> **Task statement**: Don't include pictures. Quote the lines below from the first through the line that contains "XAxis, YAxis, Legend".

> **Material provided**:

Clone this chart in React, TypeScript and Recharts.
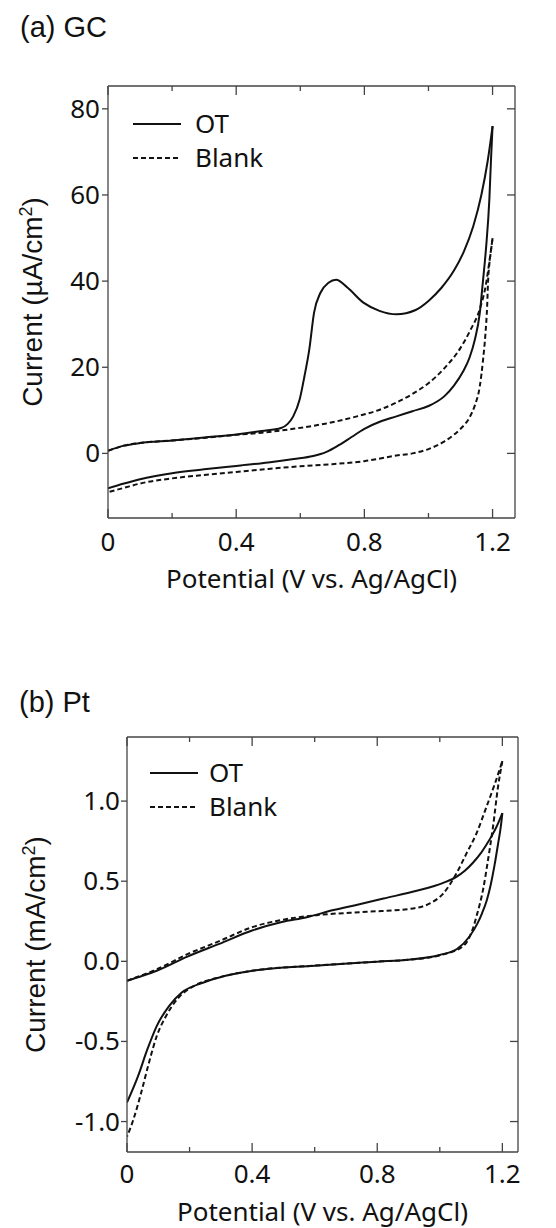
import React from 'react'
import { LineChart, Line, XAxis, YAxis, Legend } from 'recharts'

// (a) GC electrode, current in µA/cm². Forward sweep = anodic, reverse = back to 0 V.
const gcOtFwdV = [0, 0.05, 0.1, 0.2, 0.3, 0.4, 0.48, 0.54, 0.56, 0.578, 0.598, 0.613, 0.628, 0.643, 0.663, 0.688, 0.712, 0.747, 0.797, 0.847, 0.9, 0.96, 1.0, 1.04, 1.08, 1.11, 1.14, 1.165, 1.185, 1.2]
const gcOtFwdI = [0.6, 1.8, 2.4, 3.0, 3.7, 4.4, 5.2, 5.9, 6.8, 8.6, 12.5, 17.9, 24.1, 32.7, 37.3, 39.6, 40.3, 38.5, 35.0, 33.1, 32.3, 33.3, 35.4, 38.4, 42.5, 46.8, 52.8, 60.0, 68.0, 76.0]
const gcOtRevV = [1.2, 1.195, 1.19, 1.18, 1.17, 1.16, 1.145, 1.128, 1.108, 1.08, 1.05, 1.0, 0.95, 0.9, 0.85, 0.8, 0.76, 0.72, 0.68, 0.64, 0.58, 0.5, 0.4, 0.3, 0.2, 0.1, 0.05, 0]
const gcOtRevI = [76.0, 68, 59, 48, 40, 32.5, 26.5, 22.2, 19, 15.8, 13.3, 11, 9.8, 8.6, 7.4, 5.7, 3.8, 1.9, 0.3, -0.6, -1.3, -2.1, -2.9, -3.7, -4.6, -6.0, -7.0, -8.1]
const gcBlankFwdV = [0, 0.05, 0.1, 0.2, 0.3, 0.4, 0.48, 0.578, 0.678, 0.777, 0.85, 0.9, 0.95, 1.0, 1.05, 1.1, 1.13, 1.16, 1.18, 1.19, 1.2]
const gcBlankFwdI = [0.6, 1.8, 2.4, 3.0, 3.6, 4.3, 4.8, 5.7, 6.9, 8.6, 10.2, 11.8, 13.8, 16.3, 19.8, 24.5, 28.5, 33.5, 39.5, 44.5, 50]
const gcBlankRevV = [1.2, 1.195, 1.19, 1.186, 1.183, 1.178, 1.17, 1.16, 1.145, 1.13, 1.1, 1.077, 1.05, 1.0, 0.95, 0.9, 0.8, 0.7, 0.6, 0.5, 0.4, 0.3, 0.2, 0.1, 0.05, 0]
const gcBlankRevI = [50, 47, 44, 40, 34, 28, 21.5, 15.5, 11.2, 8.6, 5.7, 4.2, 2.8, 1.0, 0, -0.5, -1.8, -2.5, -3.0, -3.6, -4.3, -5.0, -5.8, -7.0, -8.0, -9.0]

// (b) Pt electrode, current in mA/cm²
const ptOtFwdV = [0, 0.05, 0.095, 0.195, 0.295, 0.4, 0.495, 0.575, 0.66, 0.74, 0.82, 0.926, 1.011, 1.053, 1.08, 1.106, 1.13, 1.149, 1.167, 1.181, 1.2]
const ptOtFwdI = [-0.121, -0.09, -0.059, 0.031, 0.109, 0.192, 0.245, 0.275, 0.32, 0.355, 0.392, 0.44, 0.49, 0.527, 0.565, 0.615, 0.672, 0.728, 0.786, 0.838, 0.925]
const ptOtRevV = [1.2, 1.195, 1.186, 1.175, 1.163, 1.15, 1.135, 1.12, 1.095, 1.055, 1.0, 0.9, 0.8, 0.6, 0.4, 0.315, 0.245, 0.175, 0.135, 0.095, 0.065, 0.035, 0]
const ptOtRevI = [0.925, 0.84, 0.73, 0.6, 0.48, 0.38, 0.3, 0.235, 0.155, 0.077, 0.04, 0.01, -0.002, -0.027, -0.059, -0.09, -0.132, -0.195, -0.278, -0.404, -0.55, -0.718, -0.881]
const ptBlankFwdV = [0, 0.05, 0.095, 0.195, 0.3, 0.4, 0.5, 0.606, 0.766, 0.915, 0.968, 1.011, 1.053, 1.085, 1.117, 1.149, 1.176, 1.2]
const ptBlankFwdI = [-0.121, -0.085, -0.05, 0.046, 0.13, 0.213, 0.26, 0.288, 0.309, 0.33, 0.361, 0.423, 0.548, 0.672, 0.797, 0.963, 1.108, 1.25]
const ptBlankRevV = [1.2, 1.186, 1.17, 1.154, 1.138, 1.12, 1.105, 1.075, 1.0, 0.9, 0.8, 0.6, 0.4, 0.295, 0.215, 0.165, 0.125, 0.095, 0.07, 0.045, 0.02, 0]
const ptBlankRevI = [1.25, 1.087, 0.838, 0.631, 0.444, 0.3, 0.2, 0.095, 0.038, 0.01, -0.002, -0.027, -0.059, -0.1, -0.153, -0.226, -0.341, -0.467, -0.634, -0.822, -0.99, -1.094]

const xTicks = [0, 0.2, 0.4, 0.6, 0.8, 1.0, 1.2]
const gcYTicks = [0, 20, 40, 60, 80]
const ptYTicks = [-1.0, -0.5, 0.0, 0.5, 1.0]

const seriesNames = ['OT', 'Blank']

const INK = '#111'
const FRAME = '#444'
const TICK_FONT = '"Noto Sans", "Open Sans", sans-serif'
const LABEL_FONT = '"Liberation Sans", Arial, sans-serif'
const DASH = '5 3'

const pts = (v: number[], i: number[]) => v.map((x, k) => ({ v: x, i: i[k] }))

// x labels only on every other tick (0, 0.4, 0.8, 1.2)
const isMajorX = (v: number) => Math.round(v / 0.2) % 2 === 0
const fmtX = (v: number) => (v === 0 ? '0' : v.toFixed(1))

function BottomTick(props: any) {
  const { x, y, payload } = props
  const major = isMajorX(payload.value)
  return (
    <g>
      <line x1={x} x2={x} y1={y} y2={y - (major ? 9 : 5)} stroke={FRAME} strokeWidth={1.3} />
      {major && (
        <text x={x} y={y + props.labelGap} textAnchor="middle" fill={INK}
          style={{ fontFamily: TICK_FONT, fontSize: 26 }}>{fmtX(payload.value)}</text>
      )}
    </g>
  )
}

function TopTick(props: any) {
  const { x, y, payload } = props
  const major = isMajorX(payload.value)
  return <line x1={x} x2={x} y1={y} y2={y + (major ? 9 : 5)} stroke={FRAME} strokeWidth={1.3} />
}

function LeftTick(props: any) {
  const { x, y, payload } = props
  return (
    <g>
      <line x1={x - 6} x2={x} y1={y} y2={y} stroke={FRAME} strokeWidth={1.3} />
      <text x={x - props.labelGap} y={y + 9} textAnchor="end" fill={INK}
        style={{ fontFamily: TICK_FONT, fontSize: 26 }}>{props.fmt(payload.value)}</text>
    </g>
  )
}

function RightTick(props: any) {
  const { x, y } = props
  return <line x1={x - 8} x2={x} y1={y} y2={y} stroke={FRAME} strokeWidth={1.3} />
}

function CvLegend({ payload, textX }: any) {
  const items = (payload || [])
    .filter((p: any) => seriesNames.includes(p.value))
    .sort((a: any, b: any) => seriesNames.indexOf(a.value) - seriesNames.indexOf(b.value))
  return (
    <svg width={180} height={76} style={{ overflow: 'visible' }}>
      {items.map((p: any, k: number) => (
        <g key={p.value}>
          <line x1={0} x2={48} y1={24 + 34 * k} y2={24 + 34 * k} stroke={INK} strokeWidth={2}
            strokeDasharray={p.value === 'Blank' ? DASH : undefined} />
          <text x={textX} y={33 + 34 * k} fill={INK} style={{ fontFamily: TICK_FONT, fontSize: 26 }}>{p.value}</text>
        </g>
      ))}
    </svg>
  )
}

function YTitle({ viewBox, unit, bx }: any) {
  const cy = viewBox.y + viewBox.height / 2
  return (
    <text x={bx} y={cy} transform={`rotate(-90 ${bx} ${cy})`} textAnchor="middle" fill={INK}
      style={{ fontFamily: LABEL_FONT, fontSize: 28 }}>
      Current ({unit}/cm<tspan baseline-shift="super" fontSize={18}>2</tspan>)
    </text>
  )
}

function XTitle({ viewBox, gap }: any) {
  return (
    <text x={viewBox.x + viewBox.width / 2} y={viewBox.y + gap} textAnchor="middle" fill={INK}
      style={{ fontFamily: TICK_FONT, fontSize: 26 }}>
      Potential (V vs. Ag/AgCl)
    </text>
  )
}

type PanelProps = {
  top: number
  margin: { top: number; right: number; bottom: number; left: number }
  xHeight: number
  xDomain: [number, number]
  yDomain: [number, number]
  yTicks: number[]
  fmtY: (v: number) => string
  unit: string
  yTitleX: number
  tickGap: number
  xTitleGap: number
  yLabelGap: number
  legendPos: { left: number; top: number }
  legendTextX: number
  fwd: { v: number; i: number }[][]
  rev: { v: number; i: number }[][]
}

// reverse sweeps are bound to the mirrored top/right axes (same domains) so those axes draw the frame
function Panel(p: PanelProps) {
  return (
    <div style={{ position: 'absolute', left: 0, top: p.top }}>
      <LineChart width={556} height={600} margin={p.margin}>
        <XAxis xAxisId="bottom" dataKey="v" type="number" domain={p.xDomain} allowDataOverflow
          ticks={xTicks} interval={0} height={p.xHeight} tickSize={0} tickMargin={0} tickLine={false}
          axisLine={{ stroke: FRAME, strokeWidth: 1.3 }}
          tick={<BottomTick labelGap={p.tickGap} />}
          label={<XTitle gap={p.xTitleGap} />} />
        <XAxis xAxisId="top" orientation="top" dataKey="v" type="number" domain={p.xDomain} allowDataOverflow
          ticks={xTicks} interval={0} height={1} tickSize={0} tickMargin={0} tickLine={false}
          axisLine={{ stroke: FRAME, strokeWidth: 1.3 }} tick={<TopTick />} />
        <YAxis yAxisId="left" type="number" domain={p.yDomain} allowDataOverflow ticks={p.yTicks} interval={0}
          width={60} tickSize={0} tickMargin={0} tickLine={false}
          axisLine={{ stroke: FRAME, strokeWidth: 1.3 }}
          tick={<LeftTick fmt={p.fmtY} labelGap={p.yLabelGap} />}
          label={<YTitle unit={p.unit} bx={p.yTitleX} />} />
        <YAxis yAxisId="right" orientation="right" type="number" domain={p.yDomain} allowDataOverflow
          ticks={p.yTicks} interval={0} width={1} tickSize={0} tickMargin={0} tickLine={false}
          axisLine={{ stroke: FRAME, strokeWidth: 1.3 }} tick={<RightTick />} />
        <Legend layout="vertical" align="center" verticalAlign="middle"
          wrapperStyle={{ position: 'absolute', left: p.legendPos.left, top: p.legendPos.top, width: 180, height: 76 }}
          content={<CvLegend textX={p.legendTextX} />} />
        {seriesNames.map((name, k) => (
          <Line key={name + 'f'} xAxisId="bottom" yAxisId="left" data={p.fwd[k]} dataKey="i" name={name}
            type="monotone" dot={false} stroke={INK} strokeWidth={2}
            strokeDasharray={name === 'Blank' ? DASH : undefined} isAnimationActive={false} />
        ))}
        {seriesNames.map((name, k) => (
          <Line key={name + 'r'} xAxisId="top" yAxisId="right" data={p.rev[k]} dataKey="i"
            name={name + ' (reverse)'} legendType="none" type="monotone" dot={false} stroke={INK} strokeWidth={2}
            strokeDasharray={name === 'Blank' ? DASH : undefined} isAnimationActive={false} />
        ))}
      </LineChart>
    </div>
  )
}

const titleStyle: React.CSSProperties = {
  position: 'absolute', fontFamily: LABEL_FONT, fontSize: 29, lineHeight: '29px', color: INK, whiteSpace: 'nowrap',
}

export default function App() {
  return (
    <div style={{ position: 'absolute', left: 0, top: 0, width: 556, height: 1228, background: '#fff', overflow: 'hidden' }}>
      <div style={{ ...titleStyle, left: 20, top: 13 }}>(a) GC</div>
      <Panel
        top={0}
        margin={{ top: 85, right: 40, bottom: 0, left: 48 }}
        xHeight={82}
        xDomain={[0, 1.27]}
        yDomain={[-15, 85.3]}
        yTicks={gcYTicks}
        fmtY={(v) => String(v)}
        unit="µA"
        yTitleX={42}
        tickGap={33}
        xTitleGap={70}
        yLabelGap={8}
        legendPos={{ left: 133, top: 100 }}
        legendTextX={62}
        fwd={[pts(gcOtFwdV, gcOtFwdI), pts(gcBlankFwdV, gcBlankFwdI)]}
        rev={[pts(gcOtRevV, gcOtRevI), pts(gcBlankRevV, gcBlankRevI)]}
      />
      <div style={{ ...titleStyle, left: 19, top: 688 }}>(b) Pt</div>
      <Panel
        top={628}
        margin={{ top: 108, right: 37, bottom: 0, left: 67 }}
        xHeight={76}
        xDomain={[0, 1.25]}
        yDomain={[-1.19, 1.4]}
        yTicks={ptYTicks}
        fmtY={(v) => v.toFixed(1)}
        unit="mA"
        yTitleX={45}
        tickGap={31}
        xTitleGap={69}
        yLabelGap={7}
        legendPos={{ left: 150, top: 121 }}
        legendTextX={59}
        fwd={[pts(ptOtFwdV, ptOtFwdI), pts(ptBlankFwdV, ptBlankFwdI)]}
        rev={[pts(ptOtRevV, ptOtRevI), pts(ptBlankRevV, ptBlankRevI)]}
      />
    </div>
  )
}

> **Result below**:
Clone this chart in React, TypeScript and Recharts.
import React from 'react'
import { LineChart, Line, XAxis, YAxis, Legend } from 'recharts'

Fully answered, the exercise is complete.